La tragédie, c'est que si ces
politiques ne génèrent pas la croissance attendue, ce qu’elles ne feront pas,
ceux qui en subiront les conséquences seront ceux qui pourront le moins se le
permettre : les pauvres et les personnes âgées. L’inflation et la
stagnation signifient une baisse du pouvoir d’achat. Les riches pourront en
mitiger les effets grâce à un portefeuille bien construit et des destinations
de vacances moins chères. Ils n’auront pas à sauter des repas. Ce sont ceux
qui ont les revenus les plus modestes qui en souffriront le plus.
De nombreux économistes
tentent aujourd’hui de nous faire croire que les Etats-Unis ont finalement
déterminé la formule miracle et que nous allons désormais récolter les fruits
de nos expériences monétaires. Ils pensent que le Japon et l’Europe ont été
trop timides pour mettre en place un programme de stimulus suffisant et tentent
désormais de rattraper les Etats-Unis. Mais cette théorie est erronée pour un
certain nombre de raisons. Premièrement, les Etats-Unis ne sont pas en phase
de reprise mais en phase de décélération. Le PIB annualisé des Etats-Unis
pour la première moitié de 2014 s’élève à 1%, moins encore qu’en 2013. Le
taux de chômage baisse, mais le taux de participation au marché du travail a
atteint un record à la baisse sur 36 ans, et les salaires stagnent. La dette
publique a gagné 5 trillions de dollars, sans pour autant mener à quoi que ce
soit.

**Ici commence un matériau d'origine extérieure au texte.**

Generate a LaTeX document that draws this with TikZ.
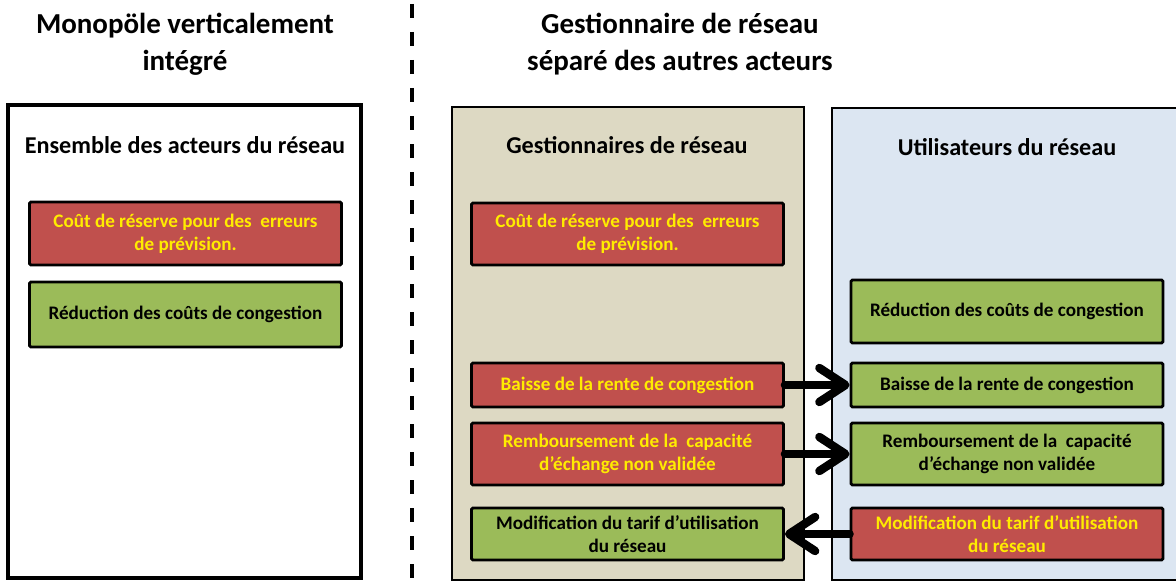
\documentclass[tikz,border=0pt]{standalone}
\usepackage{fontspec}
\setmainfont{Carlito}
\usepackage{tikz}
\usepackage{xcolor}
\usetikzlibrary{arrows.meta,positioning}
\definecolor{resred}{HTML}{C0504D}
\definecolor{resgreen}{HTML}{9BBB59}
\definecolor{resbeige}{HTML}{DDD9C3}
\definecolor{resblue}{HTML}{DCE6F2}
\definecolor{resyellow}{HTML}{FFEC00}
\tikzset{
  actorframe/.style={draw=black, line width=1.6pt, inner sep=0pt, minimum width=88mm},
  costbox/.style={draw=black, fill=resred, text=resyellow, line width=2pt, rounded corners=1pt, align=center, inner sep=0pt, minimum width=78mm, font=\bfseries\fontsize{13.6}{16.4}\selectfont},
  gainbox/.style={costbox, fill=resgreen, text=black},
  heading/.style={font=\bfseries\fontsize{17.2}{20}\selectfont},
  bigtitle/.style={align=center, font=\bfseries\fontsize{20.6}{26.5}\selectfont},
  transfer/.style={-{Straight Barb[length=6.5mm,width=8.5mm,round]}, line width=6pt, line cap=round}
}
\begin{document}
\begin{tikzpicture}[x=0.25mm, y=-0.25mm]
  \useasboundingbox (0,0) rectangle (1176,582);
  % titles
  \node[bigtitle] (monoTitle) at (185,44) {Monopöle verticalement\\intégré};
  \node[bigtitle] (sepTitle) at (680,44) {Gestionnaire de réseau\\séparé des autres acteurs};
  % separator
  \coordinate (sepTop) at (412,4);
  \coordinate (sepBot) at (412,582);
  \draw[line width=2.6pt, dash pattern=on 3.4mm off 3.6mm] (sepTop) -- (sepBot);
  % frames
  \node[actorframe, fill=white, line width=2.2pt, minimum width=88.25mm, minimum height=118.25mm] (monoFrame) at (184.5,341.5) {};
  \node[actorframe, fill=resbeige, minimum width=88mm, minimum height=118.25mm] (gestFrame) at (628,343.5) {};
  \node[actorframe, fill=resblue, minimum width=88.25mm, minimum height=118mm] (utilFrame) at (1008.5,344) {};
  \node[heading] (monoHead) at (185,145) {Ensemble des acteurs du réseau};
  \node[heading] (gestHead) at (627,145) {Gestionnaires de réseau};
  \node[heading] (utilHead) at (1007,147) {Utilisateurs du réseau};
  % monopole
  \node[costbox, minimum height=15.75mm] (monoReserve) at (185.5,233.5) {Coût de réserve pour des~ erreurs\\de prévision.};
  \node[gainbox, minimum height=16.25mm] (monoReduc) at (185.5,314.5) {Réduction des coûts de congestion};
  % gestionnaires
  \node[costbox, minimum height=15.5mm] (gestReserve) at (627.5,234) {Coût de réserve pour des~ erreurs\\de prévision.};
  \node[costbox, minimum height=11mm] (gestBaisse) at (627.5,385) {Baisse de la rente de congestion};
  \node[costbox, minimum height=15.5mm] (gestRemb) at (627.5,454) {Remboursement de la~ capacité\\d’échange non validée};
  \node[gainbox, minimum height=13mm] (gestTarif) at (627.5,534) {Modification du tarif d’utilisation\\du réseau};
  % utilisateurs
  \node[gainbox, minimum height=15.75mm] (utilReduc) at (1007,311.5) {Réduction des coûts de congestion};
  \node[gainbox, minimum height=11mm] (utilBaisse) at (1007,385) {Baisse de la rente de congestion};
  \node[gainbox, minimum height=15.5mm] (utilRemb) at (1007,454) {Remboursement de la~ capacité\\d’échange non validée};
  \node[costbox, minimum height=13mm] (utilTarif) at (1007,534) {Modification du tarif d’utilisation\\du réseau};
  % transfers
  \draw[transfer] (gestBaisse.east) -- (utilBaisse.west);
  \draw[transfer] (gestRemb.east) -- (utilRemb.west);
  \draw[transfer] (utilTarif.west) -- (gestTarif.east);
\end{tikzpicture}
\end{document}
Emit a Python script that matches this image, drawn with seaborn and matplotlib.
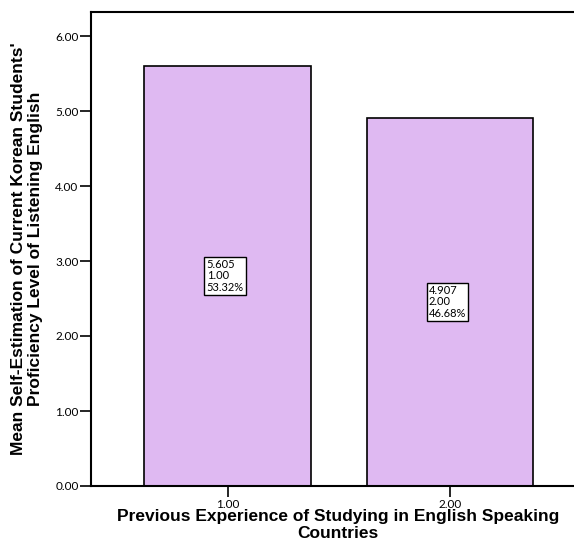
#!/usr/bin/env python3

import pandas as pd
import matplotlib
matplotlib.use("Agg")
import matplotlib.pyplot as plt
import seaborn as sns

sns.set_style("white")
plt.rcParams["text.color"] = "black"
plt.rcParams["axes.labelcolor"] = "black"
plt.rcParams["xtick.color"] = "black"
plt.rcParams["ytick.color"] = "black"

groups = ["1.00", "2.00"]
means = [5.605, 4.907]
box_codes = ["1.00", "2.00"]
percents = ["53.32%", "46.68%"]
yticks = [0, 1, 2, 3, 4, 5, 6]

df = pd.DataFrame({"group": groups, "mean": means})

fig = plt.figure(figsize=(5.74, 5.52), dpi=100)
ax = fig.add_axes([91 / 574, 66 / 552, 1 - 91 / 574 + 0.02, (486 - 12) / 552])

sns.barplot(x="group", y="mean", data=df, color="#DFB9F2", saturation=1,
            width=0.75, edgecolor="black", linewidth=1.2, ax=ax)

# value boxes in the middle of each bar
for i, m in enumerate(means):
    ax.text(i - 0.095, m / 2, f"{m:.3f}\n{box_codes[i]}\n{percents[i]}",
            ha="left", va="center", fontsize=8, family="Lato", linespacing=1.05,
            bbox=dict(boxstyle="square,pad=0.2", fc="white", ec="black", lw=1))

ax.set_xlim(-0.615, 1.61)
ax.set_ylim(0, 6.32)
ax.set_yticks(yticks)
ax.set_yticklabels([f"{v:.2f}" for v in yticks])
for lab in ax.get_xticklabels() + ax.get_yticklabels():
    lab.set_family("Lato")
    lab.set_fontsize(8.5)
ax.tick_params(axis="both", direction="out", length=8, width=1.2, pad=1,
               left=True, bottom=True)

for s in ax.spines.values():
    s.set_color("black")
    s.set_linewidth(1.5)

ax.set_xlabel("Previous Experience of Studying in English Speaking\nCountries",
              fontsize=12.5, fontweight="bold", family="Liberation Sans",
              labelpad=0, linespacing=1.15)
ax.set_ylabel("Mean Self-Estimation of Current Korean Students'\nProficiency Level of Listening English",
              fontsize=12.5, fontweight="bold", family="Liberation Sans",
              labelpad=9, linespacing=1.15)

fig.savefig("out.png", dpi=100)
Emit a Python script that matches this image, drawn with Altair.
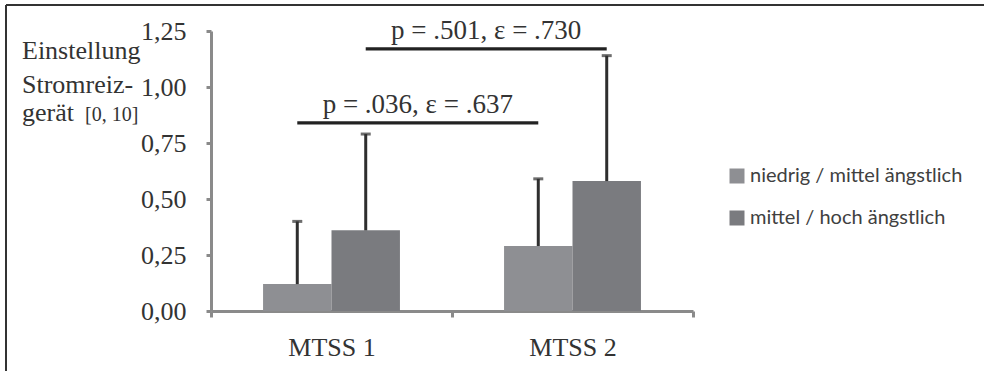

Les Etats-Unis ne sont pas le modèle que les autres pays devraient
suivre.
Il est également incorrect de
penser que les problèmes auxquels font face l’Europe et le Japon puissent
être résolus par une hausse de l’inflation. Une hausse des prix ne fera qu’alourdir
le fardeau qui pèse sur les consommateurs européens et japonais, et ne
revitalisera pas leurs économies. Les problèmes de l’Europe, du Japon et des
Etats-Unis sont liés à une oppression de l’épargne, de l’investissement et de
la productivité générée par les taux d’intérêts zéro, les déficits
budgétaires, les réglementations commerciales, les lois du travail et les
taxes. Puisqu’aucun des gouvernements de ces pays n’a la volonté politique de
faire face à ces problèmes, ils espèrent simplement qu’une dose accrue de
magie monétaire suffira.
Alors que la Fed, la BCE, la
Banque du Japon et d’autres mettent leurs œufs dans le même panier et espère
que toujours plus d’inflation nous sortira de l’abysse, nous devrions leur
souhaiter bonne chance. Il va leur falloir un miracle.